Crocodile of Wall Street Rendered Toothless as Authorities Bite Back

GUEST BLOGGER

Martin Kenney, managing partner

with Martin Kenney & Co., Solicitors

The sums involved in the latest high-profile cryptocurrency fraud are mind-blowing. A self-proclaimed amateur rapper nicknamed the “Crocodile of Wall Street,” Heather Morgan, along with her husband Ilya Lichtenstein, were arrested and charged with conspiracy to allegedly launder $4.5 billion in stolen Bitcoin last month.

 

Equally astonishing is the success of the U.S. Justice Department in retrieving assets in this case — it has reportedly recovered $3.6 billion of the digital currency after seizing the couple’s digital wallets. While this still leaves approximately $1 billion outstanding, it remains a tremendous feat.
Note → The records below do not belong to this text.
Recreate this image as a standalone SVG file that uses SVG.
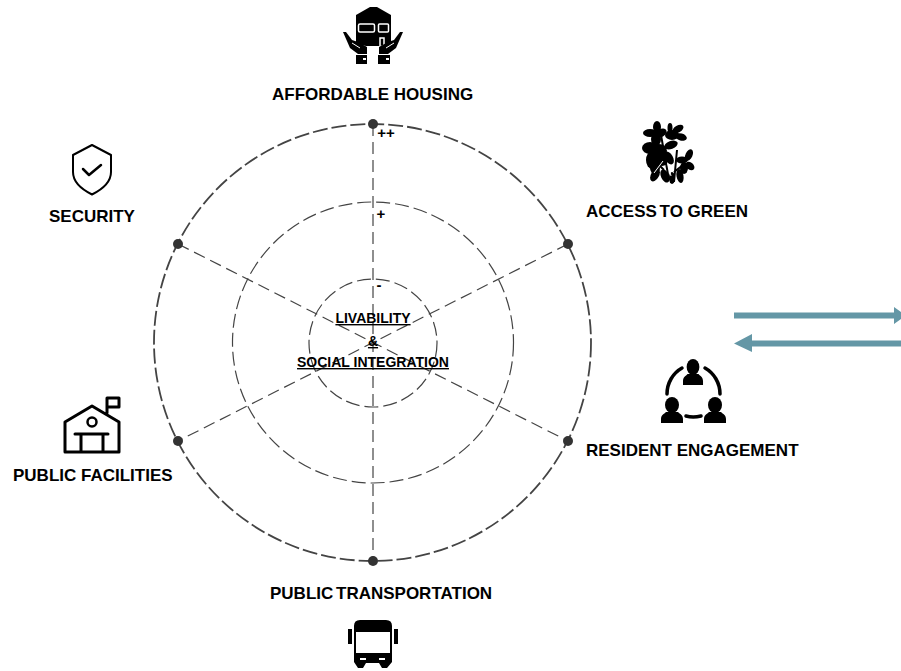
<svg xmlns="http://www.w3.org/2000/svg" width="901" height="671" viewBox="0 0 901 671">
<style>
text{font-family:"Liberation Sans",Arial,sans-serif;font-weight:700;fill:#000}
.lab{font-size:17px}
.c{font-size:14px;text-anchor:middle;text-decoration:underline}
.m{font-size:15px;text-anchor:middle}
.ring{fill:none;stroke:#444}
.sp{fill:none;stroke:#444;stroke-width:1.200;stroke-dasharray:12 6}
.dot{fill:#333}
.k{fill:#000}
.o{fill:none;stroke:#000;stroke-linejoin:round;stroke-linecap:round}
.w{fill:none;stroke:#fff}
.arrow{fill:#6497a6}
</style>
<defs>
<g id="person">
<ellipse class="k" cx="11" cy="8" rx="7" ry="8"/>
<path class="k" d="M0 26V22C0 18 3 17 5 15H17C19 17 22 18 22 22V26Z"/>
</g>
</defs>
<rect width="901" height="671" fill="#fff"/>
<g id="connectors">
<path class="sp" d="M373 124V561"/>
<path class="sp" d="M178 244L568 441"/>
<path class="sp" d="M568 244L178 441"/>
<circle class="ring" cx="372.500" cy="342.500" r="218.500" stroke-width="1.800" stroke-dasharray="15 4"/>
<circle class="ring" cx="373" cy="342.500" r="140.500" stroke-width="1.200" stroke-dasharray="14 5"/>
<circle class="ring" cx="373" cy="343" r="64" stroke-width="1.200" stroke-dasharray="14 5"/>
<circle class="dot" cx="373" cy="124" r="5"/>
<circle class="dot" cx="568" cy="244" r="5"/>
<circle class="dot" cx="568" cy="441" r="5"/>
<circle class="dot" cx="373" cy="561" r="5"/>
<circle class="dot" cx="178" cy="441" r="5"/>
<circle class="dot" cx="178" cy="244" r="5"/>
<path class="arrow" d="M734 312.500H894V307L906 315.500 894 324V318.500H734Z"/>
<path class="arrow" d="M901 340.500H752V334L734 343.500 752 352V346.500H901Z"/>
</g>
<g id="center">
<text class="c" x="373" y="323">LIVABILITY</text>
<text class="c" x="373" y="346">&amp;</text>
<text class="c" x="373" y="367">SOCIAL INTEGRATION</text>
<text class="m" x="386" y="138">++</text>
<text class="m" x="381" y="219">+</text>
<text class="m" x="379" y="290">-</text>
</g>
<g id="affordable-housing">
<path class="k" d="M356 15L370 7H377L391 15V46H356Z"/>
<rect class="w" x="358.500" y="24" width="16" height="8" rx="1.500" stroke-width="1.500"/>
<rect class="w" x="378.500" y="24" width="10" height="8" rx="1" stroke-width="1.500"/>
<path class="w" d="M380 46V38H384V46" stroke-width="1.500"/>
<path d="M349 37L353 42 358 44 366 46V56H358L349 50Z" fill="#fff"/>
<path d="M397 37L393 42 388 44 380 46V56H388L397 50Z" fill="#fff"/>
<path class="k" d="M343 32H346L352 40 358 42 367 47V54H358L350 48Z"/>
<path class="k" d="M403 32H400L394 40 388 42 379 47V54H388L396 48Z"/>
<path d="M352 43L360 48" stroke="#fff" stroke-width="1"/>
<path d="M394 43L386 48" stroke="#fff" stroke-width="1"/>
<rect class="k" x="356" y="55" width="11" height="9"/>
<rect class="k" x="378" y="55" width="12" height="9"/>
<rect x="363" y="58" width="3" height="2" fill="#fff"/>
<rect x="386" y="58" width="3" height="2" fill="#fff"/>
<text class="lab" x="272" y="100">AFFORDABLE HOUSING</text>
</g>
<g id="access-to-green">
<ellipse class="k" cx="657" cy="127" rx="4" ry="6"/>
<ellipse class="k" cx="650" cy="133" rx="7" ry="4"/>
<ellipse class="k" cx="661" cy="133" rx="6" ry="4" transform="rotate(-30 661 133)"/>
<ellipse class="k" cx="656" cy="139" rx="5" ry="7"/>
<ellipse class="k" cx="670" cy="128" rx="2.500" ry="5"/>
<ellipse class="k" cx="678" cy="129" rx="6" ry="3.500" transform="rotate(-30 678 129)"/>
<ellipse class="k" cx="681" cy="137" rx="6" ry="3.500" transform="rotate(15 681 137)"/>
<ellipse class="k" cx="672" cy="135" rx="7" ry="5"/>
<ellipse class="k" cx="671" cy="145" rx="7" ry="4" transform="rotate(-20 671 145)"/>
<ellipse class="k" cx="650" cy="148" rx="8" ry="6"/>
<ellipse class="k" cx="659" cy="151" rx="8" ry="7"/>
<ellipse class="k" cx="652" cy="160" rx="6" ry="9"/>
<ellipse class="k" cx="662" cy="160" rx="6" ry="6"/>
<ellipse class="k" cx="655" cy="168" rx="5" ry="6"/>
<ellipse class="k" cx="669" cy="158" rx="4" ry="7" transform="rotate(-30 669 158)"/>
<ellipse class="k" cx="655" cy="175" rx="4" ry="7" transform="rotate(30 655 175)"/>
<ellipse class="k" cx="665" cy="176" rx="4" ry="7" transform="rotate(-25 665 176)"/>
<ellipse class="k" cx="672" cy="178" rx="3" ry="6"/>
<ellipse class="k" cx="680" cy="176" rx="3.500" ry="7" transform="rotate(-10 680 176)"/>
<ellipse class="k" cx="689" cy="155" rx="3.500" ry="6" transform="rotate(25 689 155)"/>
<ellipse class="k" cx="682" cy="160" rx="6" ry="3.500"/>
<ellipse class="k" cx="690" cy="166" rx="5" ry="3.500" transform="rotate(40 690 166)"/>
<ellipse class="k" cx="684" cy="168" rx="4" ry="6"/>
<path d="M661 135L669 180M677 150L674 182M654 160L664 170M683 165L674 172" stroke="#000" stroke-width="2" fill="none"/>
<path d="M654 173L663 161M668 164L671 176" stroke="#fff" stroke-width="1" fill="none"/>
<text class="lab" x="586" y="217">ACCESS<tspan dx="-2"> TO GREEN</tspan></text>
</g>
<g id="resident-engagement">
<use href="#person" transform="translate(683 359) scale(.91 1)"/>
<use href="#person" x="661" y="397"/>
<use href="#person" x="704" y="397"/>
<path class="o" d="M667 394C667 383 673 373 682 368M720 394C720 383 714 373 705 368M686 416Q693 418 701 416" stroke-width="3.500"/>
<text class="lab" x="586" y="456">RESIDENT ENGAGEMENT</text>
</g>
<g id="public-transportation">
<path class="k" d="M354 626Q354 620 360 620H386Q392 620 392 626V662L387 668H382L379 663H366L363 668H358L354 662Z"/>
<rect x="356" y="632" width="34" height="21" fill="#fff"/>
<rect x="360" y="658" width="6" height="2" fill="#fff"/>
<rect x="379" y="658" width="6" height="2" fill="#fff"/>
<rect class="k" x="348" y="629" width="4" height="15"/>
<rect class="k" x="394" y="629" width="4" height="15"/>
<text class="lab" x="270" y="599">PUBLIC<tspan dx="-2"> TRANSPORTATION</tspan></text>
</g>
<g id="public-facilities">
<path class="o" d="M65 452V422L92 406 119 422V452ZM75 434H108M81 434V452M103 434V452M107 413V398H119V407H107" stroke-width="3"/>
<circle class="o" cx="92" cy="422" r="4.500" stroke-width="2.500"/>
<text class="lab" x="13" y="481">PUBLIC FACILITIES</text>
</g>
<g id="security">
<path class="o" d="M92 145L111 155V172C111 183 101 190 92 194.500C83 190 73 183 73 172V155Z" stroke-width="2"/>
<path class="o" d="M83 169L89 175 101 165" stroke-width="2.500"/>
<text class="lab" x="49" y="222">SECURITY</text>
</g>
</svg>
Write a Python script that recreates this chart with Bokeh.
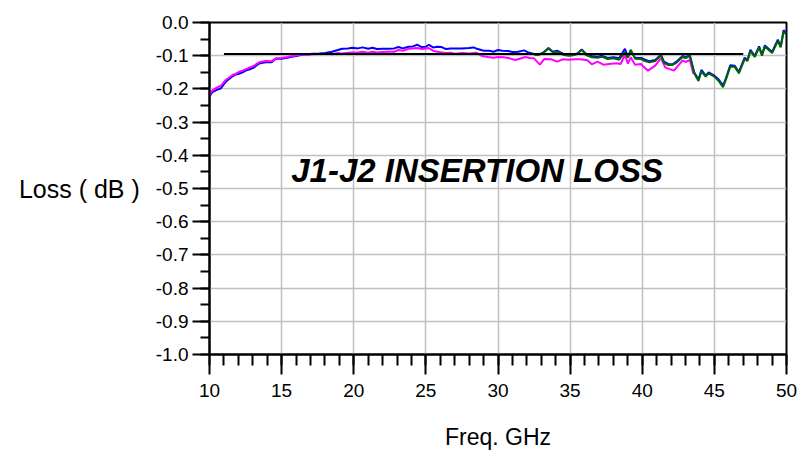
from bokeh.plotting import figure
from bokeh.models import ColumnDataSource, Range1d, FixedTicker, PrintfTickFormatter, Label
from bokeh.embed import file_html
from bokeh.resources import INLINE

# ---- data ----
blue_f = [10.0, 10.2, 10.5, 10.8, 11.1, 11.3, 11.6, 11.8, 12.0, 12.3, 12.5, 12.8, 13.1, 13.4, 13.6, 13.9,
          14.3, 14.6, 15.0, 15.4, 15.7, 16.1, 16.4, 16.8, 17.1, 17.6, 18.0, 18.5, 18.9, 19.2, 19.6, 19.9,
          20.3, 20.6, 21.0, 21.3, 21.6, 22.0, 22.4, 22.8, 23.1, 23.4, 23.8, 24.1, 24.4, 24.7, 25.0, 25.2,
          25.5, 25.8, 26.1, 26.4, 26.7, 27.0, 27.5, 28.0, 28.3, 28.6, 29.0, 29.4, 29.7, 30.0, 30.3, 30.7,
          31.0, 31.4, 31.8, 32.1, 32.5, 32.8, 33.1, 33.5, 33.8, 34.1, 34.5, 34.9, 35.2, 35.5, 35.8, 36.1,
          36.5, 36.9, 37.2, 37.6, 38.0, 38.4, 38.8, 39.0, 39.2, 39.5, 39.9, 40.2, 40.5, 40.9, 41.3, 41.5,
          41.8, 42.1, 42.4, 42.8, 43.0, 43.3, 43.6, 43.9, 44.1, 44.4, 44.6, 45.0, 45.3, 45.6, 45.8, 46.1,
          46.4, 46.7, 47.1, 47.3, 47.5, 47.8, 48.1, 48.3, 48.5, 49.0, 49.4, 49.6, 49.8, 50.0]
blue_db = [-0.222, -0.210, -0.203, -0.198, -0.180, -0.172, -0.162, -0.157, -0.155, -0.150, -0.145, -0.141,
           -0.135, -0.124, -0.122, -0.120, -0.120, -0.109, -0.109, -0.106, -0.103, -0.100, -0.097, -0.096,
           -0.094, -0.093, -0.092, -0.088, -0.083, -0.079, -0.078, -0.076, -0.078, -0.075, -0.079, -0.076,
           -0.080, -0.079, -0.079, -0.078, -0.074, -0.078, -0.073, -0.072, -0.067, -0.074, -0.073, -0.067,
           -0.075, -0.073, -0.074, -0.080, -0.078, -0.078, -0.078, -0.077, -0.075, -0.080, -0.085, -0.085,
           -0.088, -0.083, -0.085, -0.086, -0.089, -0.088, -0.084, -0.090, -0.095, -0.096, -0.092, -0.077,
           -0.088, -0.085, -0.094, -0.098, -0.097, -0.093, -0.081, -0.095, -0.101, -0.103, -0.100, -0.107,
           -0.105, -0.108, -0.079, -0.104, -0.085, -0.106, -0.107, -0.112, -0.117, -0.113, -0.097, -0.118,
           -0.125, -0.126, -0.117, -0.101, -0.104, -0.099, -0.150, -0.172, -0.143, -0.160, -0.150, -0.160,
           -0.172, -0.190, -0.168, -0.129, -0.130, -0.149, -0.106, -0.113, -0.082, -0.101, -0.072, -0.097,
           -0.069, -0.089, -0.052, -0.072, -0.023, -0.032]

magenta_f = [10.0, 10.2, 10.5, 10.8, 11.1, 11.3, 11.6, 11.8, 12.0, 12.3, 12.5, 12.8, 13.1, 13.4, 13.6, 13.9,
             14.3, 14.6, 15.0, 15.4, 15.7, 16.1, 16.4, 16.8, 17.1, 17.6, 18.0, 18.5, 18.9, 19.2, 19.6, 19.9,
             20.3, 20.6, 21.0, 21.3, 21.6, 22.0, 22.4, 22.8, 23.1, 23.4, 23.8, 24.1, 24.4, 24.7, 25.0, 25.2,
             25.5, 25.8, 26.1, 26.4, 26.7, 27.0, 27.5, 28.0, 28.5, 28.9, 29.3, 29.7, 30.0, 30.4, 30.8, 31.2,
             31.5, 31.9, 32.2, 32.5, 32.9, 33.2, 33.7, 34.1, 34.5, 34.9, 35.3, 35.7, 36.2, 36.5, 36.9, 37.3,
             37.7, 38.2, 38.5, 38.8, 39.0, 39.2, 39.5, 39.9, 40.1, 40.4, 40.9, 41.3, 41.6, 42.2, 42.8, 43.0,
             43.3, 43.55]
magenta_db = [-0.218, -0.205, -0.196, -0.190, -0.174, -0.168, -0.158, -0.155, -0.150, -0.145, -0.141, -0.135,
              -0.130, -0.121, -0.118, -0.116, -0.117, -0.108, -0.107, -0.104, -0.101, -0.099, -0.096, -0.098,
              -0.096, -0.095, -0.094, -0.096, -0.092, -0.093, -0.091, -0.090, -0.090, -0.088, -0.091, -0.088,
              -0.090, -0.089, -0.088, -0.088, -0.083, -0.085, -0.079, -0.078, -0.077, -0.080, -0.078, -0.077,
              -0.085, -0.088, -0.090, -0.092, -0.091, -0.094, -0.092, -0.093, -0.091, -0.101, -0.104, -0.106,
              -0.104, -0.105, -0.108, -0.113, -0.109, -0.104, -0.107, -0.108, -0.127, -0.110, -0.111, -0.118,
              -0.111, -0.112, -0.111, -0.111, -0.114, -0.126, -0.118, -0.127, -0.125, -0.123, -0.125, -0.097,
              -0.124, -0.105, -0.127, -0.125, -0.133, -0.145, -0.130, -0.107, -0.136, -0.145, -0.114, -0.119,
              -0.113, -0.155]

green_f = [32.5, 32.8, 33.1, 33.5, 33.8, 34.1, 34.5, 34.9, 35.2, 35.5, 35.8, 36.1, 36.5, 36.9, 37.2, 37.6,
           38.0, 38.4, 38.8, 39.0, 39.2, 39.5, 39.9, 40.2, 40.5, 40.9, 41.3, 41.5, 41.8, 42.1, 42.4, 42.8,
           43.0, 43.3, 43.6, 43.9, 44.1, 44.4, 44.6, 45.0, 45.3, 45.6, 45.8, 46.1, 46.4, 46.7, 47.1, 47.3,
           47.5, 47.8, 48.1, 48.3, 48.5, 49.0, 49.4, 49.6, 49.8, 50.0]
green_db = [-0.097, -0.098, -0.093, -0.078, -0.090, -0.088, -0.097, -0.100, -0.099, -0.095, -0.082, -0.098,
            -0.105, -0.106, -0.103, -0.110, -0.108, -0.112, -0.090, -0.106, -0.082, -0.109, -0.110, -0.116,
            -0.120, -0.116, -0.099, -0.121, -0.128, -0.128, -0.120, -0.104, -0.107, -0.101, -0.153, -0.176,
            -0.147, -0.163, -0.153, -0.163, -0.176, -0.195, -0.172, -0.133, -0.133, -0.153, -0.110, -0.116,
            -0.086, -0.104, -0.075, -0.100, -0.072, -0.092, -0.056, -0.075, -0.027, -0.036]

ref_f = [11.0, 47.0]
ref_db = [-0.095, -0.095]

x_ticks = [10, 15, 20, 25, 30, 35, 40, 45, 50]
x_minor = list(range(10, 51))
y_ticks = [0.0, -0.1, -0.2, -0.3, -0.4, -0.5, -0.6, -0.7, -0.8, -0.9, -1.0]
y_minor = [round(-i * 0.05, 2) for i in range(21)]

title_text = "J1-J2 INSERTION LOSS"
x_label = "Freq. GHz"
y_label = "Loss ( dB )"

FONT = "Liberation Sans"

p = figure(width=797, height=456, output_backend="svg", toolbar_location=None,
           x_range=Range1d(10, 50), y_range=Range1d(-1.0, 0.0),
           min_border_left=209, min_border_right=11, min_border_top=22, min_border_bottom=102)
p.background_fill_color = "white"
p.border_fill_color = "white"
p.outline_line_color = "black"
p.outline_line_width = 2

# axes
p.xaxis.ticker = FixedTicker(ticks=x_ticks, minor_ticks=x_minor)
p.yaxis.ticker = FixedTicker(ticks=y_ticks, minor_ticks=y_minor)
p.yaxis.formatter = PrintfTickFormatter(format="%.1f")
for ax in (p.xaxis, p.yaxis):
    ax.axis_line_color = "black"
    ax.axis_line_width = 2
    ax.major_tick_line_color = "black"
    ax.major_tick_line_width = 2
    ax.minor_tick_line_color = "black"
    ax.minor_tick_line_width = 2
    ax.major_tick_in = 0
    ax.minor_tick_in = 0
    ax.major_label_text_font = FONT
    ax.major_label_text_font_size = "19px"
    ax.major_label_text_color = "black"
p.xaxis.major_tick_out = 20
p.xaxis.minor_tick_out = 11
p.yaxis.major_tick_out = 17
p.yaxis.minor_tick_out = 9
p.xaxis.major_label_standoff = 9
p.yaxis.major_label_standoff = 4

p.xaxis.axis_label = x_label
p.xaxis.axis_label_text_font = FONT
p.xaxis.axis_label_text_font_size = "23px"
p.xaxis.axis_label_text_font_style = "normal"
p.xaxis.axis_label_text_color = "black"
p.xaxis.axis_label_standoff = 24

p.yaxis.axis_label = y_label
p.yaxis.axis_label_orientation = "horizontal"
p.yaxis.axis_label_text_font = FONT
p.yaxis.axis_label_text_font_size = "25px"
p.yaxis.axis_label_text_font_style = "normal"
p.yaxis.axis_label_text_color = "black"
p.yaxis.axis_label_standoff = 13

# grid
p.xgrid.ticker = FixedTicker(ticks=x_ticks)
p.ygrid.ticker = FixedTicker(ticks=y_ticks)
for g in (p.xgrid, p.ygrid):
    g.grid_line_color = "#c0c0c0"
    g.grid_line_width = 1.5

# series
src_b = ColumnDataSource(dict(f=blue_f, db=blue_db))
src_m = ColumnDataSource(dict(f=magenta_f, db=magenta_db))
src_g = ColumnDataSource(dict(f=green_f, db=green_db))
src_r = ColumnDataSource(dict(f=ref_f, db=ref_db))
p.line("f", "db", source=src_b, line_color="#0000ff", line_width=2)
p.line("f", "db", source=src_m, line_color="#ff00ff", line_width=2)
p.line("f", "db", source=src_g, line_color="#006400", line_width=2)
p.line("f", "db", source=src_r, line_color="black", line_width=2)

# title text inside the plot
p.add_layout(Label(x=28.55, y=-0.446, text=title_text, text_font=FONT, text_font_size="33px",
                   text_font_style="bold italic", text_color="black",
                   text_align="center", text_baseline="middle"))

open("out.html", "w").write(file_html(p, INLINE))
One can only hope that the recovery will continue to grow in size as the investigation develops.

 

The couple, bailed for $8 million between them, are alleged to have laundered huge sums of Bitcoin stolen in a 2016 hack. The hacker, which the DOJ has not claimed was either Morgan or Lichtenstein, targeted a coin exchange called Bitfinex, stealing 119,754 bitcoins. The theft was so significant that it knocked 20% off the value of Bitcoin after the news of the hack broke.

 

Equally staggering is the value of hack—originally around $71 million—which has shot up in a comparatively short number of years, owing to the volatile upward growth in Bitcoin’s value. The fact that the U.S. authorities were able to track the Bitcoin movements here is testament that digital currencies are no longer the opaque tender they once were, which gives asset recovery specialists cause for hope as we move forward.

 

Deputy Attorney General Lisa Monaco said of the events, “Today’s arrests, and the Department’s largest financial seizure ever, show that cryptocurrency is not a safe haven for criminals.”

Comments by U.S. Attorney Matthew M. Graves for the District of Columbia were particularly interesting, illustrating a change in position by the authorities toward digital currencies. Graves said that such thefts as those alleged by Lichtenstein and Morgan “could undermine confidence in cryptocurrency.” The underlying message appears to signal a seismic shift in attitude toward digital currencies — from representing all that is wrong with the world of money laundering to a point where U.S. officials are concerned about digital currency platforms being damaged by hacks.

 

Digital currencies are becoming increasingly common. Companies such as Tesla now accept certain digital currencies as a form of payment (in this case Dogecoin, which can be used to buy Tesla merchandise). As their popularity grows, those who once robbed banks will likely swap their shotguns and masks for computers and high-powered servers to enact their crimes.

 

As they do, those who track assets are already penetrating the layers by which such crooks seek to hide their loot. “Chain Hopping” — the process of moving and shifting digital currency in an attempt to befuddle those seeking to follow money laundering chains — is no different notionally than the placing, layering and integration that anti-money laundering specialists are familiar with. Fortunately, it is possible to track digital currency movements, with outfits such as Chainalysis and other experts now leading the way in the field.

 

The investigators involved in the Lichtenstein/Morgan case should be congratulated for their efforts. If their suspicions are proven to be correct, the couple’s prosecution will serve as a deterrent to others of a similar ilk. The recovery of the billions of dollars in value sends a further message: If you are going to commit such crimes, not only will you stand to lose your liberty, but your ill-gotten gains can and will be targeted too.

 

Crime must not pay, and our best weapon against crime is having meaningful deterrents that can be employed by those with the skills and determination to implement them, including confiscation of wealth.